В 1897 году С. П. Дягилев организовал в музее Училища барона Штиглица выставку английских и немецких акварелистов, где впервые экспонировался Уистлер. Дягилев сразу же объявил его «великим английским художником» и принялся рекламировать: «…хотя вещей его немного и они полного представления о Уистлере не дают, все же его маленькая пастель и очаровательный акварельный портрет нам кажутся чуть ли не лучшими вещами на выставке. Техника и поразительная гармония тонов видна даже в этих маленьких вещах»[1687]. Дягилеву вторил И. Э. Грабарь: «…природа наделила его таким божественным даром видеть краски, гармонизировать, понимать красоту формы, линии, общего, какого после Веласкеса не было ни у кого»[1688].
Естественно, оппоненты нового искусства с раздражением восприняли и выставку в целом, и новую звезду на российском небосклоне — Уистлера. Маститый В. В. Стасов негодовал: «Этого рода художества я не понимаю и ему не в состоянии сочувствовать. <…> англичанин Вистлер, считаемый некоторыми за гениальнейшего художника нашего поколения, вместо картин пишет только, как он сам называет, „красочные симфонии“ в белом, голубом или ином тоне и ничего дальше знать не хочет. Это одно из печальных заблуждений, одно из жалких безобразий нашего века. Вистлер прямо так-таки говорит и пишет: „Сюжет не имеет ничего общего с гармонией звуков и красок“. Но ведь не всякий способен исповедовать такую ограниченность мысли, такую скудость понимания»[1689].
В скорой стасовской отповеди русскому вистлерианству поражает осведомленность в творчестве и теоретических воззрениях художника.
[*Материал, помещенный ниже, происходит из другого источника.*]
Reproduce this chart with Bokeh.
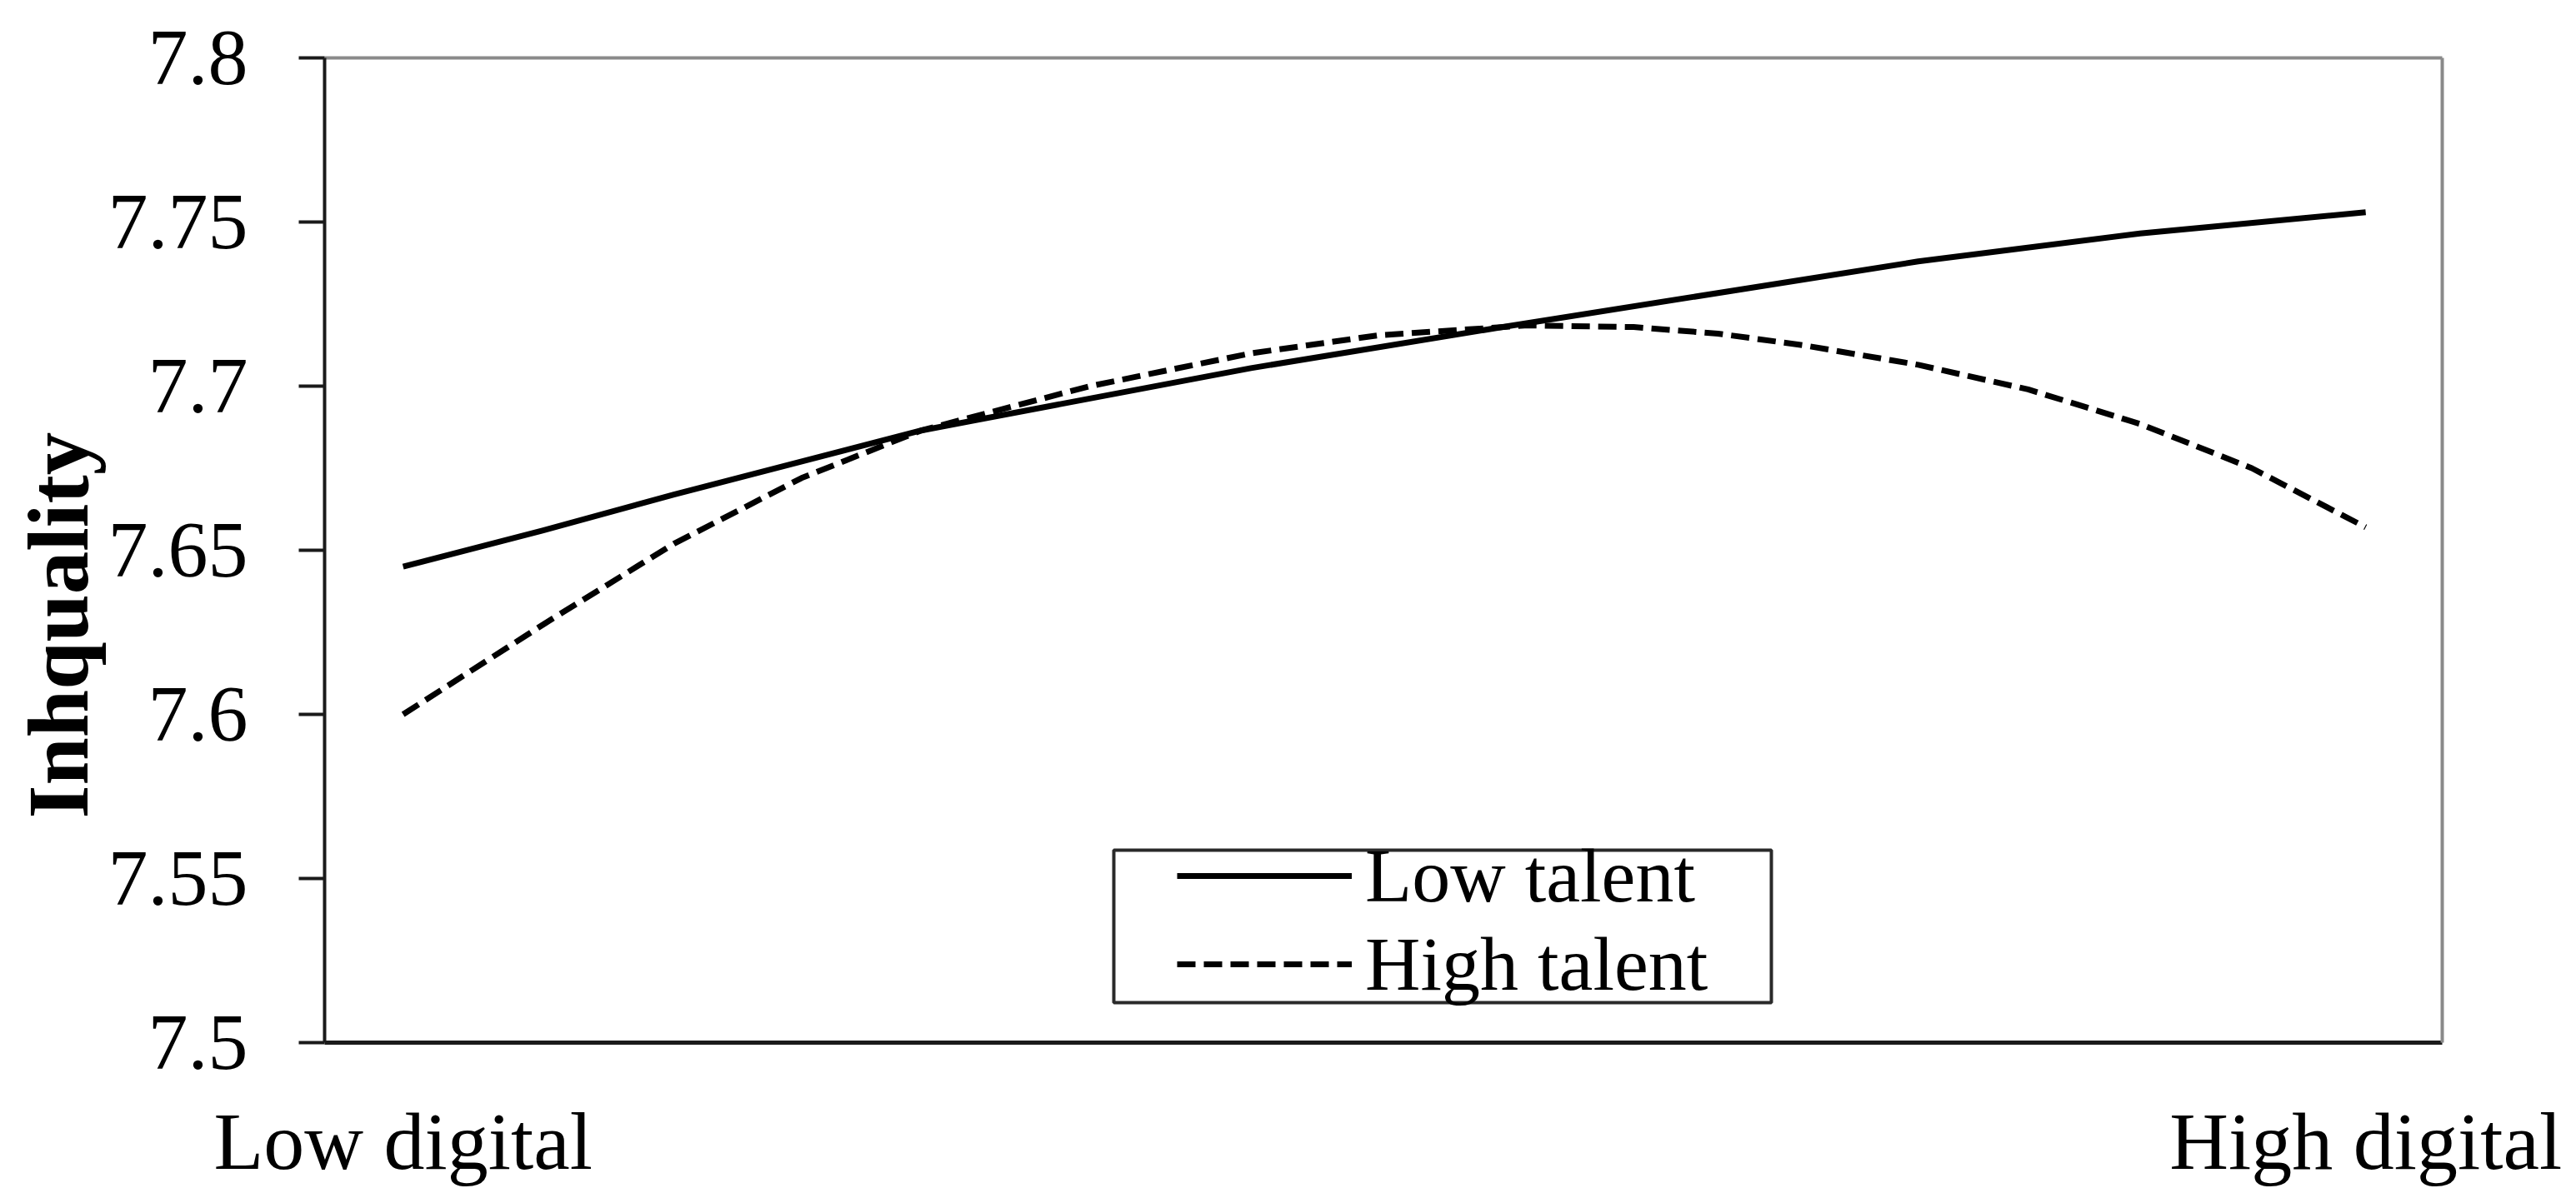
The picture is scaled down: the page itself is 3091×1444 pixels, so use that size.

Так, он цитирует афоризмы из трактата «Изящное искусство создавать себе врагов». Однако в данном случае важнее другое: «красочные симфонии», на которые нападает Стасов, не были выставлены у Штиглица, значит, они уже функционировали в российском сознании как «визитная карточка» Уистлера.
В обобщающем сочинении «Искусство XIX века» (1901) критик-демократ снова выразил отрицательное отношение к художественным экспериментам Уистлера, прежде всего (что примечательно) — к «музыкальным» названиям картин: «Считая, что он начинает „новую“ эру живописи, Уистлер затеял называть свои картины-портреты тоже „новыми“ именами. Для нового вина нужны, мол, новые мехи. Еще первую картину свою в новом роде он назвал довольно смиренно: „Femme blanche“ <…>. Но следующие свои картины он стал прямо называть в печатных каталогах выставок своих: „аранжировками“ в том или другом тоне, „нотами“, „симфониями“, „ноктюрнами“, „вариациями“, опять-таки в том или другом тоне. <…> Другие подобные же аранжировки являлись „в тельном и сером цвете“, „в коричневом и золотом цвете“, вариации „в сером и зеленом цвете“, гармонии „в сером и персиковом цвете“, симфонии „в голубом и розовом“, ноты „оранжевые“, „серые“, „голубые с опалом“ и т. д. Это было ново, но нелепо и бессмысленно. Названия были взяты из области музыки, но не имели уже ничего общего с их смыслом и назначением»[1690].
Стараясь развенчать систему Уистлера и доказать непригодность «музыкальных» терминов для изобразительного искусства, Стасов совершил пространный экскурс в музыковедение: «В музыке автор называет свое сочинение „симфонией H-moll“ или „C-dur“, „сонатой B-moll“ или „Fis-dur“, „вариациями Cis-moll“, „прелюдией E-moll“ и т. д., но тон во всем этом никак не играет первой и главной роли. <…> когда требуется обозначить самую сущность, содержание, характер и натуру дела, автор называет свою симфонию или сонату — „героической“, „драматической“, „патетической“, „пасторальной“ и проч., „симфонической поэмой“, „легендой“, „балладой“ и т. д., и такие названия вполне правильны, резонны, законны и нужны. Как же возможно значение всего содержания вкладывать в один „тон“? Это не идет для музыки и столько же не идет и для живописи. Но ни Уистлер, ни его фанатические ревнители об этом и не думают и с восхищением повторяют за ним его нелепые, модные теперь прозвища»[1691].